• **Given instruction**
Your output is the lines from the first one to the one containing "var names = ['IWQ', 'AC', '625/14', '550/28'];", repeated exactly, with images left out.

• **Dataset extract**
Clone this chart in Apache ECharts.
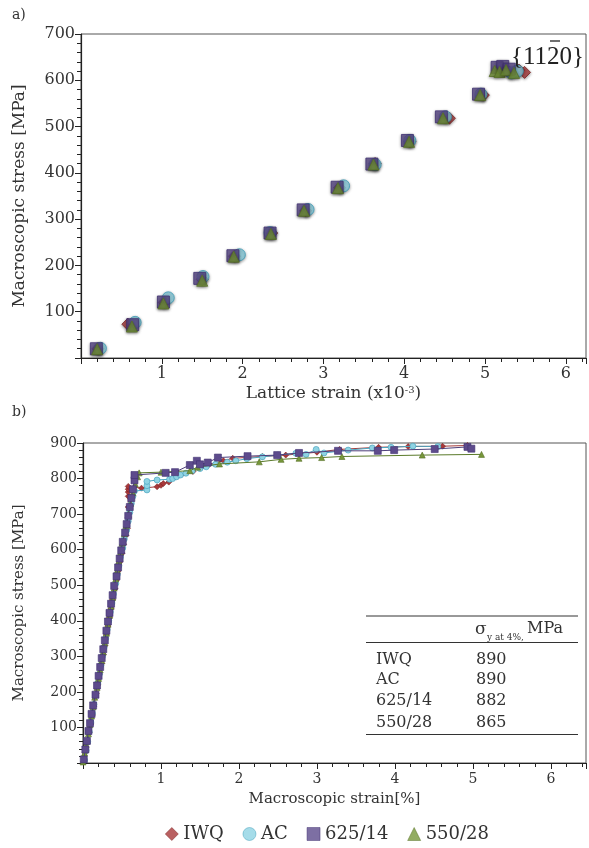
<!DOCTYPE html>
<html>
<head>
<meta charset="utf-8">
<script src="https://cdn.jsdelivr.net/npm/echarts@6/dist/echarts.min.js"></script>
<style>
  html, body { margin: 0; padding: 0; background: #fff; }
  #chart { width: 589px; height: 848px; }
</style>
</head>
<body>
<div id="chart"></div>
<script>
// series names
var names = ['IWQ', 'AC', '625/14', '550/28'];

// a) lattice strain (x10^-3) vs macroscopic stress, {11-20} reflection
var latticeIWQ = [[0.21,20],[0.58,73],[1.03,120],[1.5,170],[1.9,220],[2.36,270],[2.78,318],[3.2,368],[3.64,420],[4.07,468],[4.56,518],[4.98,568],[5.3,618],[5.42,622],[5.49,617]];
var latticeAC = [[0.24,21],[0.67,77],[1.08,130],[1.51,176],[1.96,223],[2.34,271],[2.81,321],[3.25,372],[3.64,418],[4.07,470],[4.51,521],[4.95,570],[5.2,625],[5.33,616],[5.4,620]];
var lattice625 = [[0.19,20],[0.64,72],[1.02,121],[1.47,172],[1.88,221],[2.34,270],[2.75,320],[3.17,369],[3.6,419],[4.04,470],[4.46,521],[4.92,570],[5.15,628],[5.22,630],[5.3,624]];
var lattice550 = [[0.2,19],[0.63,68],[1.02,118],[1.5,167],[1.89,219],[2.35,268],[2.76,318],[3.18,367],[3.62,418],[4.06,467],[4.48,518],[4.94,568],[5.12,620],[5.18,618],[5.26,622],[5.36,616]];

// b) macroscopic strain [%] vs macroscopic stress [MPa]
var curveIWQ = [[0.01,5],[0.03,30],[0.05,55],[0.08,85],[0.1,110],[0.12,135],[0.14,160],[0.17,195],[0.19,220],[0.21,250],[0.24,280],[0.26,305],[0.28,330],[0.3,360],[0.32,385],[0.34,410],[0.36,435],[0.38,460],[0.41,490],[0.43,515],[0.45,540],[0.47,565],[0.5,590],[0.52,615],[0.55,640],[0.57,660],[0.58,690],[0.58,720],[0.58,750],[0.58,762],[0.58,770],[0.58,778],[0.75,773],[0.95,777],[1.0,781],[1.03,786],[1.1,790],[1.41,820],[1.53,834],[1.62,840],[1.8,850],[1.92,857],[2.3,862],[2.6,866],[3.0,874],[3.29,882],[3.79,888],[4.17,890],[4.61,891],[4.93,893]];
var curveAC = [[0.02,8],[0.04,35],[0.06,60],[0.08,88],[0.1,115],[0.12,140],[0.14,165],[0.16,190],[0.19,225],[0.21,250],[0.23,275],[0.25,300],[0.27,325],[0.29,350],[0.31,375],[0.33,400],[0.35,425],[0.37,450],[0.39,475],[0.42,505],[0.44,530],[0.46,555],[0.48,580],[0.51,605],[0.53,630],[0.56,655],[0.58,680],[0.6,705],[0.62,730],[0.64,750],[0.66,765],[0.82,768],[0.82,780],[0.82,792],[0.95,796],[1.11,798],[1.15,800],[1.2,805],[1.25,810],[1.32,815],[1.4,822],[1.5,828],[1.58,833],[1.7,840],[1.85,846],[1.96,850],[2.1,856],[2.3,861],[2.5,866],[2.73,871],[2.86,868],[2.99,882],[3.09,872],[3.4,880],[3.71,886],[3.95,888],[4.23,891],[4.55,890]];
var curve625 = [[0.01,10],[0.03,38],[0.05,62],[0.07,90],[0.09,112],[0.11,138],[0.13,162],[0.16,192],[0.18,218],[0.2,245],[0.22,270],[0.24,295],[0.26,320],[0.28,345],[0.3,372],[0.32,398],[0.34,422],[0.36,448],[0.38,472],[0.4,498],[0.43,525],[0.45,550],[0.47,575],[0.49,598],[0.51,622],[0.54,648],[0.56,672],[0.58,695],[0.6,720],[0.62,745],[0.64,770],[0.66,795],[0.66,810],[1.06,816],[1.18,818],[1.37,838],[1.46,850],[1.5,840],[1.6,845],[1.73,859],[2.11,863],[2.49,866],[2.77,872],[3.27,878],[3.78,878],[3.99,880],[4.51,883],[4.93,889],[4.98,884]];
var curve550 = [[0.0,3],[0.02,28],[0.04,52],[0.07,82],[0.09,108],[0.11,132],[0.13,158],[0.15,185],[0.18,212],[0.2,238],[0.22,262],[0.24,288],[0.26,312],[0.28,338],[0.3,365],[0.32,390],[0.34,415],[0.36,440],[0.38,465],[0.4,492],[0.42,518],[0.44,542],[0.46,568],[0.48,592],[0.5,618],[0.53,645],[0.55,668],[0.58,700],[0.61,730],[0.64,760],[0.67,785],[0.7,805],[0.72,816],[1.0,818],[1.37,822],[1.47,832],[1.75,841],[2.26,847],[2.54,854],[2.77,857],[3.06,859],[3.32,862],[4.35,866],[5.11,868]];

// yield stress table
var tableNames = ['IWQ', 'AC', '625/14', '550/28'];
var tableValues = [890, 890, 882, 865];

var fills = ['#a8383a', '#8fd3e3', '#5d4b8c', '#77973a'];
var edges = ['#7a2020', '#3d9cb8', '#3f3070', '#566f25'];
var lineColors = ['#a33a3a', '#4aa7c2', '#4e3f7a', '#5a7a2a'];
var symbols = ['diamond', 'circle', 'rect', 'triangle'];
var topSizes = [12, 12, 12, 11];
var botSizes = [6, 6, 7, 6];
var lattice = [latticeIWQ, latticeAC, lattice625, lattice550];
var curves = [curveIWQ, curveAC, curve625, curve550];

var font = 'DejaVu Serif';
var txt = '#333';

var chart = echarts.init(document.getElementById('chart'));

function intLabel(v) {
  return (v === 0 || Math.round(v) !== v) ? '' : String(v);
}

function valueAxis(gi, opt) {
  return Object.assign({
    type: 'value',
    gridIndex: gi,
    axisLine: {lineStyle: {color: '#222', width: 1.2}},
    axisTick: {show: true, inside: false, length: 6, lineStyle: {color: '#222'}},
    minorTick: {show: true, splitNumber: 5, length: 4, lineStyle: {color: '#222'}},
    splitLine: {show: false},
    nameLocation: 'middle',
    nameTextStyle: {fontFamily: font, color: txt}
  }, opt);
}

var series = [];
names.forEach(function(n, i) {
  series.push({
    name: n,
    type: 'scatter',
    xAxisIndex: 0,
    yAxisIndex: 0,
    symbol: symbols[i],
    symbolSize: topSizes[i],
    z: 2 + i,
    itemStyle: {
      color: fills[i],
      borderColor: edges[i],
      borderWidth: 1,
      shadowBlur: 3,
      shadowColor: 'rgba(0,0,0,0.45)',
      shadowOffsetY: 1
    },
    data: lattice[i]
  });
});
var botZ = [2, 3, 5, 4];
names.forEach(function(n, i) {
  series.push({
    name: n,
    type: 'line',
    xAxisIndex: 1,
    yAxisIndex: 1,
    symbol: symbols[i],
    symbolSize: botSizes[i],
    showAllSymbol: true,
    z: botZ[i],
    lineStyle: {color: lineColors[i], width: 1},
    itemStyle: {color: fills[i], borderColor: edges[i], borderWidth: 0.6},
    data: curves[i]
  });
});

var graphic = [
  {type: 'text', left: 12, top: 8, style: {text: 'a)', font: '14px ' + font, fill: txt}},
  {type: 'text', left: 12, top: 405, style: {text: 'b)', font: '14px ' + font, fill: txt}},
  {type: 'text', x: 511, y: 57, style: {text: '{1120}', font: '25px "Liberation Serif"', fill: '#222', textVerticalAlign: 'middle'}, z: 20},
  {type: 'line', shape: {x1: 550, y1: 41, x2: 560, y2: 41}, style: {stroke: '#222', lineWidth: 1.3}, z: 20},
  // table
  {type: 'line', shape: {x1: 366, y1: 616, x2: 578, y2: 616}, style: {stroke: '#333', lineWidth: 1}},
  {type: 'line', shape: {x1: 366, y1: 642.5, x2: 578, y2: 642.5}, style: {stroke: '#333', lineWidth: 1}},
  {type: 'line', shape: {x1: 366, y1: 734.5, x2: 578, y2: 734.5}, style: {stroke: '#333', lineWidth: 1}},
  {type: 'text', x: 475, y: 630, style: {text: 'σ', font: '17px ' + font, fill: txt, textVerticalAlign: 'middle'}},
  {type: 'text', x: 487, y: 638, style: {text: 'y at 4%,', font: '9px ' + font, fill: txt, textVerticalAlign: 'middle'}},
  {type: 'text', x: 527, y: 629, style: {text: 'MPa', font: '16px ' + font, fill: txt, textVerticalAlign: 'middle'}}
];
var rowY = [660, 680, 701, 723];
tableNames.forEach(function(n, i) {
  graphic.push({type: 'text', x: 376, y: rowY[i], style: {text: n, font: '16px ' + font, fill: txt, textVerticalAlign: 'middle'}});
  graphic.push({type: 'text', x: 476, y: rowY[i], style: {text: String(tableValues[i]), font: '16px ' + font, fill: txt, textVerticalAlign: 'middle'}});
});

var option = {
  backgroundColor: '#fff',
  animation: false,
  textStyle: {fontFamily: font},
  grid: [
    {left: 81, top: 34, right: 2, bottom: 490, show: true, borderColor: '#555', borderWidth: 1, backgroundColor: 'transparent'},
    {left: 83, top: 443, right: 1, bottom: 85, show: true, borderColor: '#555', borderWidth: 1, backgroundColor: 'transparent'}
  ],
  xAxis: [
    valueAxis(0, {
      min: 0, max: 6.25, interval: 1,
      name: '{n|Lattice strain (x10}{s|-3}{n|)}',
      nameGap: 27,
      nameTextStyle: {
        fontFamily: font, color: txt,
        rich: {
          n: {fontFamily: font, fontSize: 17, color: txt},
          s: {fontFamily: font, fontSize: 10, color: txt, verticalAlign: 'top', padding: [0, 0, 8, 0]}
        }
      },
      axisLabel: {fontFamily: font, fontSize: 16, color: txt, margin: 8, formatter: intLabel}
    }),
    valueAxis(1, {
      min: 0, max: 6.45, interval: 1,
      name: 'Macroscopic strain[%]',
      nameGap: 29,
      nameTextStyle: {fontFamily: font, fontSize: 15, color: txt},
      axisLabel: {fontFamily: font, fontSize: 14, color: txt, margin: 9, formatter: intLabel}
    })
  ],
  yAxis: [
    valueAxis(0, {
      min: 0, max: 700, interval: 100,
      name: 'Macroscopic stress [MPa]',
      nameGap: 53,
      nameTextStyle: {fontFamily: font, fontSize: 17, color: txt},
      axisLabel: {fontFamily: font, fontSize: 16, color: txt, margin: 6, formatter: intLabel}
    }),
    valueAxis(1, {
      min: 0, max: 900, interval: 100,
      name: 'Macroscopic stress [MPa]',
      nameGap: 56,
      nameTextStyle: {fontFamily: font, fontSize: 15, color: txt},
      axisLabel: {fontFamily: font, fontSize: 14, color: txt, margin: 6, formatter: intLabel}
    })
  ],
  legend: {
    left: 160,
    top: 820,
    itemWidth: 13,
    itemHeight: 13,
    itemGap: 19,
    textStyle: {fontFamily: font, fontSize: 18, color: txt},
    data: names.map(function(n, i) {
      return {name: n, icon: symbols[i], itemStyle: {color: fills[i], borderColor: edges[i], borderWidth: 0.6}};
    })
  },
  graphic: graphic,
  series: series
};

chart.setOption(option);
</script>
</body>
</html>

• **Response to the task**
Clone this chart in Apache ECharts.
<!DOCTYPE html>
<html>
<head>
<meta charset="utf-8">
<script src="https://cdn.jsdelivr.net/npm/echarts@6/dist/echarts.min.js"></script>
<style>
  html, body { margin: 0; padding: 0; background: #fff; }
  #chart { width: 589px; height: 848px; }
</style>
</head>
<body>
<div id="chart"></div>
<script>
// series names
var names = ['IWQ', 'AC', '625/14', '550/28'];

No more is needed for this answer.